Collected data:

[start]

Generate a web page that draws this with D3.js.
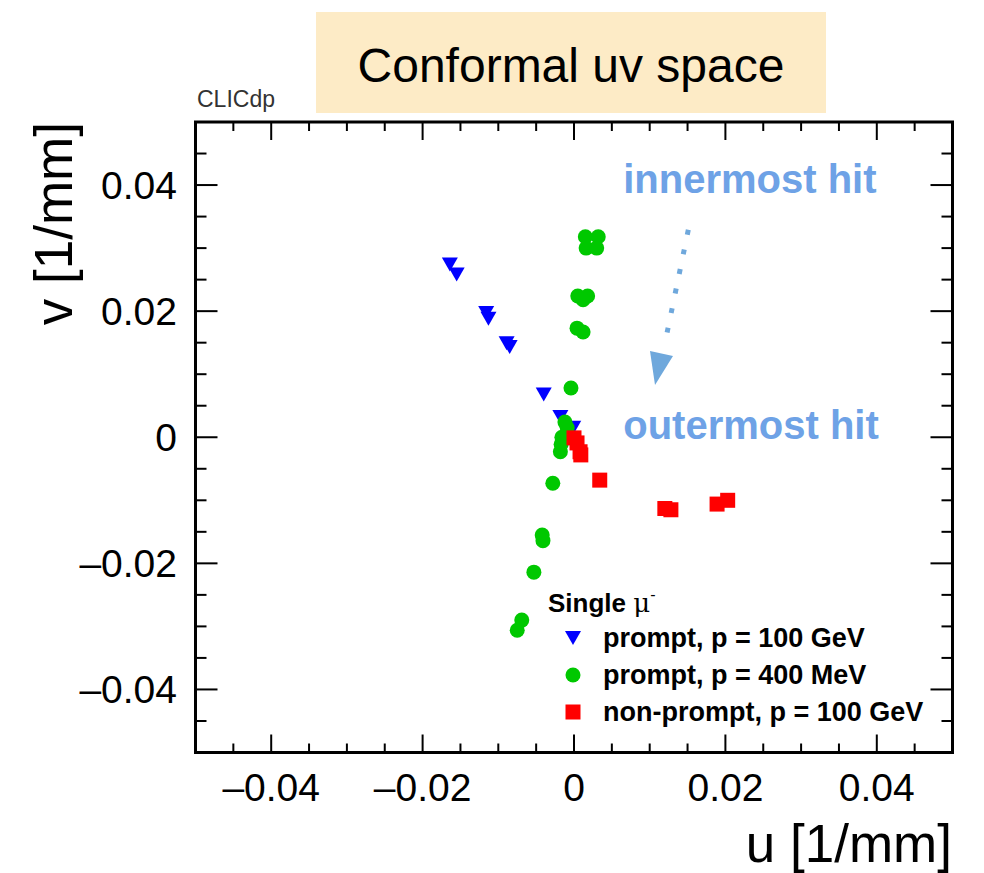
<!DOCTYPE html>
<html>
<head>
<meta charset="utf-8">
<script src="https://cdn.jsdelivr.net/npm/d3@7"></script>
<style>
  html, body { margin: 0; padding: 0; background: #fff; }
  svg { display: block; font-family: "Liberation Sans", Arial, Helvetica, sans-serif; }
</style>
</head>
<body>
<svg id="chart" width="984" height="873"></svg>
<script>
// ---- data (u, v in 1/mm) ----
const promptHighU = [-0.0164, -0.0155, -0.0116, -0.0113, -0.0089, -0.0085, -0.0040, -0.0018, -0.0001];
const promptHighV = [ 0.0274,  0.0258,  0.0197,  0.0188,  0.0149,  0.0143,  0.0068,  0.0032,  0.0015];

const promptLowU = [0.0015, 0.0032, 0.0016, 0.0030, 0.0005, 0.0018, 0.0012, 0.0004, 0.0012, -0.0004,
                    -0.0012, -0.0009, -0.0016, -0.0017, -0.0018, -0.0028, -0.0042, -0.0041, -0.0053, -0.0069, -0.0075];
const promptLowV = [0.0318, 0.0318, 0.0300, 0.0300, 0.0224, 0.0224, 0.0218, 0.0173, 0.0167, 0.0078,
                    0.0024, 0.0015, 0.0000, -0.0011, -0.0023, -0.0073, -0.0155, -0.0164, -0.0214, -0.0290, -0.0306];

const nonPromptU = [0.0000, 0.0004, 0.0008, 0.0009, 0.0034, 0.0120, 0.0128, 0.0189, 0.0203];
const nonPromptV = [-0.0001, -0.0009, -0.0023, -0.0028, -0.0068, -0.0113, -0.0115, -0.0106, -0.0100];

const xTicks = [-0.04, -0.02, 0, 0.02, 0.04];
const yTicks = [-0.04, -0.02, 0, 0.02, 0.04];
const xDomain = [-0.05, 0.05];
const yDomain = [-0.05, 0.05];

const legendTitle = "Single ";
const legendLabels = ["prompt, p = 100 GeV", "prompt, p = 400 MeV", "non-prompt, p = 100 GeV"];
const titleText = "Conformal uv space";
const xLabel = "u [1/mm]";
const yLabel = "v [1/mm]";
const innerText = "innermost hit";
const outerText = "outermost hit";
// annotation anchor points in data coords
const arrowStart = [0.0151, 0.0329];
const arrowEnd = [0.0123, 0.0166];
const arrowTip = [0.0107, 0.0083];
const innerPos = [0.0065, 0.0388];
const outerPos = [0.0065, -0.0002];

// ---- layout ----
const svg = d3.select("#chart");
const L = 195.5, R = 952.5, T = 122, B = 752.5;
const x = d3.scaleLinear().domain(xDomain).range([L, R]);
const y = d3.scaleLinear().domain(yDomain).range([B, T]);

const BLUE = "#0000ff", GREEN = "#00c800", RED = "#ff0000", ANNO = "#6ea2e6";

// title box
svg.append("rect").attr("x", 316).attr("y", 12).attr("width", 510).attr("height", 101)
  .attr("fill", "#fdebc6");
svg.append("text").attr("x", 571).attr("y", 82).attr("text-anchor", "middle")
  .attr("font-size", 48).attr("fill", "#000").text(titleText);

svg.append("text").attr("x", 197).attr("y", 107).attr("font-size", 23)
  .attr("fill", "#333").text("CLICdp");

// markers
function triDown(g, cx, cy, color) {
  const w = 16, h = 14;
  g.append("path")
    .attr("d", `M${cx - w/2},${cy - h/2} L${cx + w/2},${cy - h/2} L${cx},${cy + h/2} Z`)
    .attr("fill", color);
}
function circ(g, cx, cy, color) {
  g.append("circle").attr("cx", cx).attr("cy", cy).attr("r", 7.5).attr("fill", color);
}
function sq(g, cx, cy, color) {
  const s = 15;
  g.append("rect").attr("x", cx - s/2).attr("y", cy - s/2).attr("width", s).attr("height", s).attr("fill", color);
}

const plot = svg.append("g");
promptHighU.forEach((u, i) => triDown(plot, x(u), y(promptHighV[i]), BLUE));
promptLowU.forEach((u, i) => circ(plot, x(u), y(promptLowV[i]), GREEN));
nonPromptU.forEach((u, i) => sq(plot, x(u), y(nonPromptV[i]), RED));

// frame and ticks (major every 0.02, minor every 0.005)
const axes = svg.append("g").attr("stroke", "#000");
const minorSteps = d3.range(-9, 10); // multiples of 0.005
minorSteps.forEach(k => {
  const v = k * 0.005;
  const big = k % 4 === 0;
  const lx = big ? 18 : 9;
  const ly = big ? 22 : 11;
  axes.append("line").attr("x1", x(v)).attr("x2", x(v)).attr("y1", B).attr("y2", B - lx).attr("stroke-width", 2);
  axes.append("line").attr("x1", x(v)).attr("x2", x(v)).attr("y1", T).attr("y2", T + lx).attr("stroke-width", 2);
  axes.append("line").attr("y1", y(v)).attr("y2", y(v)).attr("x1", L).attr("x2", L + ly).attr("stroke-width", 2);
  axes.append("line").attr("y1", y(v)).attr("y2", y(v)).attr("x1", R).attr("x2", R - ly).attr("stroke-width", 2);
});
svg.append("rect").attr("x", L).attr("y", T).attr("width", R - L).attr("height", B - T)
  .attr("fill", "none").attr("stroke", "#000").attr("stroke-width", 3);

// tick labels
const fmt = v => v === 0 ? "0" : (v < 0 ? "–" : "") + Math.abs(v).toFixed(2);
svg.append("g").selectAll("text").data(xTicks).join("text")
  .attr("x", d => x(d)).attr("y", 801).attr("text-anchor", "middle")
  .attr("font-size", 39).attr("fill", "#000").text(fmt);
svg.append("g").selectAll("text").data(yTicks).join("text")
  .attr("x", 177).attr("y", d => y(d) + 14).attr("text-anchor", "end")
  .attr("font-size", 39).attr("fill", "#000").text(fmt);

// axis labels
svg.append("text").attr("x", 952).attr("y", 862).attr("text-anchor", "end")
  .attr("font-size", 53).attr("fill", "#000").text(xLabel);
svg.append("text").attr("transform", `translate(72,122) rotate(-90)`).attr("text-anchor", "end")
  .attr("font-size", 53).attr("fill", "#000").text(yLabel);

// annotations
svg.append("text").attr("x", x(innerPos[0])).attr("y", y(innerPos[1]))
  .attr("font-size", 40).attr("font-weight", "bold").attr("fill", ANNO).text(innerText);
svg.append("text").attr("x", x(outerPos[0])).attr("y", y(outerPos[1]))
  .attr("font-size", 40).attr("font-weight", "bold").attr("fill", ANNO).text(outerText);
svg.append("line")
  .attr("x1", x(arrowStart[0])).attr("y1", y(arrowStart[1]))
  .attr("x2", x(arrowEnd[0])).attr("y2", y(arrowEnd[1]))
  .attr("stroke", "#6fa8dc").attr("stroke-width", 5).attr("stroke-dasharray", "5 15");
{
  const tx = x(arrowTip[0]), ty = y(arrowTip[1]);
  svg.append("path")
    .attr("d", `M${tx},${ty} L${tx - 5},${ty - 34} L${tx + 18},${ty - 29} Z`)
    .attr("fill", "#6fa8dc");
}

// legend
const lg = svg.append("g");
const lt = lg.append("text").attr("x", 548).attr("y", 612).attr("font-size", 26).attr("font-weight", "bold").attr("fill", "#000");
lt.append("tspan").text(legendTitle);
lt.append("tspan").attr("font-weight", "normal").attr("font-family", "DejaVu Serif, serif").attr("font-size", 26).text("μ");
lt.append("tspan").attr("font-weight", "normal").attr("font-size", 16).attr("dy", -12).text("-");
const rowY = [638, 675, 712];
triDown(lg, 573, rowY[0], BLUE);
circ(lg, 573, rowY[1], GREEN);
sq(lg, 573, rowY[2], RED);
lg.selectAll("text.entry").data(legendLabels).join("text").attr("class", "entry")
  .attr("x", 603).attr("y", (d, i) => rowY[i] + 9).attr("font-size", 27).attr("font-weight", "bold")
  .attr("fill", "#000").text(d => d);
</script>
</body>
</html>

[end]

Work to be completed:
All of the data needs repeating exactly, but the pictures do not.

Output for this task:
Generate a web page that draws this with D3.js.
<!DOCTYPE html>
<html>
<head>
<meta charset="utf-8">
<script src="https://cdn.jsdelivr.net/npm/d3@7"></script>
<style>
  html, body { margin: 0; padding: 0; background: #fff; }
  svg { display: block; font-family: "Liberation Sans", Arial, Helvetica, sans-serif; }
</style>
</head>
<body>
<svg id="chart" width="984" height="873"></svg>
<script>
// ---- data (u, v in 1/mm) ----
const promptHighU = [-0.0164, -0.0155, -0.0116, -0.0113, -0.0089, -0.0085, -0.0040, -0.0018, -0.0001];
const promptHighV = [ 0.0274,  0.0258,  0.0197,  0.0188,  0.0149,  0.0143,  0.0068,  0.0032,  0.0015];

const promptLowU = [0.0015, 0.0032, 0.0016, 0.0030, 0.0005, 0.0018, 0.0012, 0.0004, 0.0012, -0.0004,
                    -0.0012, -0.0009, -0.0016, -0.0017, -0.0018, -0.0028, -0.0042, -0.0041, -0.0053, -0.0069, -0.0075];
const promptLowV = [0.0318, 0.0318, 0.0300, 0.0300, 0.0224, 0.0224, 0.0218, 0.0173, 0.0167, 0.0078,
                    0.0024, 0.0015, 0.0000, -0.0011, -0.0023, -0.0073, -0.0155, -0.0164, -0.0214, -0.0290, -0.0306];

const nonPromptU = [0.0000, 0.0004, 0.0008, 0.0009, 0.0034, 0.0120, 0.0128, 0.0189, 0.0203];
const nonPromptV = [-0.0001, -0.0009, -0.0023, -0.0028, -0.0068, -0.0113, -0.0115, -0.0106, -0.0100];

const xTicks = [-0.04, -0.02, 0, 0.02, 0.04];
const yTicks = [-0.04, -0.02, 0, 0.02, 0.04];
const xDomain = [-0.05, 0.05];
const yDomain = [-0.05, 0.05];

const legendTitle = "Single ";
const legendLabels = ["prompt, p = 100 GeV", "prompt, p = 400 MeV", "non-prompt, p = 100 GeV"];
const titleText = "Conformal uv space";
const xLabel = "u [1/mm]";
const yLabel = "v [1/mm]";
const innerText = "innermost hit";
const outerText = "outermost hit";
// annotation anchor points in data coords
const arrowStart = [0.0151, 0.0329];
const arrowEnd = [0.0123, 0.0166];
const arrowTip = [0.0107, 0.0083];
const innerPos = [0.0065, 0.0388];
const outerPos = [0.0065, -0.0002];

// ---- layout ----
const svg = d3.select("#chart");
const L = 195.5, R = 952.5, T = 122, B = 752.5;
const x = d3.scaleLinear().domain(xDomain).range([L, R]);
const y = d3.scaleLinear().domain(yDomain).range([B, T]);

const BLUE = "#0000ff", GREEN = "#00c800", RED = "#ff0000", ANNO = "#6ea2e6";

// title box
svg.append("rect").attr("x", 316).attr("y", 12).attr("width", 510).attr("height", 101)
  .attr("fill", "#fdebc6");
svg.append("text").attr("x", 571).attr("y", 82).attr("text-anchor", "middle")
  .attr("font-size", 48).attr("fill", "#000").text(titleText);

svg.append("text").attr("x", 197).attr("y", 107).attr("font-size", 23)
  .attr("fill", "#333").text("CLICdp");

// markers
function triDown(g, cx, cy, color) {
  const w = 16, h = 14;
  g.append("path")
    .attr("d", `M${cx - w/2},${cy - h/2} L${cx + w/2},${cy - h/2} L${cx},${cy + h/2} Z`)
    .attr("fill", color);
}
function circ(g, cx, cy, color) {
  g.append("circle").attr("cx", cx).attr("cy", cy).attr("r", 7.5).attr("fill", color);
}
function sq(g, cx, cy, color) {
  const s = 15;
  g.append("rect").attr("x", cx - s/2).attr("y", cy - s/2).attr("width", s).attr("height", s).attr("fill", color);
}

const plot = svg.append("g");
promptHighU.forEach((u, i) => triDown(plot, x(u), y(promptHighV[i]), BLUE));
promptLowU.forEach((u, i) => circ(plot, x(u), y(promptLowV[i]), GREEN));
nonPromptU.forEach((u, i) => sq(plot, x(u), y(nonPromptV[i]), RED));

// frame and ticks (major every 0.02, minor every 0.005)
const axes = svg.append("g").attr("stroke", "#000");
const minorSteps = d3.range(-9, 10); // multiples of 0.005
minorSteps.forEach(k => {
  const v = k * 0.005;
  const big = k % 4 === 0;
  const lx = big ? 18 : 9;
  const ly = big ? 22 : 11;
  axes.append("line").attr("x1", x(v)).attr("x2", x(v)).attr("y1", B).attr("y2", B - lx).attr("stroke-width", 2);
  axes.append("line").attr("x1", x(v)).attr("x2", x(v)).attr("y1", T).attr("y2", T + lx).attr("stroke-width", 2);
  axes.append("line").attr("y1", y(v)).attr("y2", y(v)).attr("x1", L).attr("x2", L + ly).attr("stroke-width", 2);
  axes.append("line").attr("y1", y(v)).attr("y2", y(v)).attr("x1", R).attr("x2", R - ly).attr("stroke-width", 2);
});
svg.append("rect").attr("x", L).attr("y", T).attr("width", R - L).attr("height", B - T)
  .attr("fill", "none").attr("stroke", "#000").attr("stroke-width", 3);

// tick labels
const fmt = v => v === 0 ? "0" : (v < 0 ? "–" : "") + Math.abs(v).toFixed(2);
svg.append("g").selectAll("text").data(xTicks).join("text")
  .attr("x", d => x(d)).attr("y", 801).attr("text-anchor", "middle")
  .attr("font-size", 39).attr("fill", "#000").text(fmt);
svg.append("g").selectAll("text").data(yTicks).join("text")
  .attr("x", 177).attr("y", d => y(d) + 14).attr("text-anchor", "end")
  .attr("font-size", 39).attr("fill", "#000").text(fmt);

// axis labels
svg.append("text").attr("x", 952).attr("y", 862).attr("text-anchor", "end")
  .attr("font-size", 53).attr("fill", "#000").text(xLabel);
svg.append("text").attr("transform", `translate(72,122) rotate(-90)`).attr("text-anchor", "end")
  .attr("font-size", 53).attr("fill", "#000").text(yLabel);

// annotations
svg.append("text").attr("x", x(innerPos[0])).attr("y", y(innerPos[1]))
  .attr("font-size", 40).attr("font-weight", "bold").attr("fill", ANNO).text(innerText);
svg.append("text").attr("x", x(outerPos[0])).attr("y", y(outerPos[1]))
  .attr("font-size", 40).attr("font-weight", "bold").attr("fill", ANNO).text(outerText);
svg.append("line")
  .attr("x1", x(arrowStart[0])).attr("y1", y(arrowStart[1]))
  .attr("x2", x(arrowEnd[0])).attr("y2", y(arrowEnd[1]))
  .attr("stroke", "#6fa8dc").attr("stroke-width", 5).attr("stroke-dasharray", "5 15");
{
  const tx = x(arrowTip[0]), ty = y(arrowTip[1]);
  svg.append("path")
    .attr("d", `M${tx},${ty} L${tx - 5},${ty - 34} L${tx + 18},${ty - 29} Z`)
    .attr("fill", "#6fa8dc");
}

// legend
const lg = svg.append("g");
const lt = lg.append("text").attr("x", 548).attr("y", 612).attr("font-size", 26).attr("font-weight", "bold").attr("fill", "#000");
lt.append("tspan").text(legendTitle);
lt.append("tspan").attr("font-weight", "normal").attr("font-family", "DejaVu Serif, serif").attr("font-size", 26).text("μ");
lt.append("tspan").attr("font-weight", "normal").attr("font-size", 16).attr("dy", -12).text("-");
const rowY = [638, 675, 712];
triDown(lg, 573, rowY[0], BLUE);
circ(lg, 573, rowY[1], GREEN);
sq(lg, 573, rowY[2], RED);
lg.selectAll("text.entry").data(legendLabels).join("text").attr("class", "entry")
  .attr("x", 603).attr("y", (d, i) => rowY[i] + 9).attr("font-size", 27).attr("font-weight", "bold")
  .attr("fill", "#000").text(d => d);
</script>
</body>
</html>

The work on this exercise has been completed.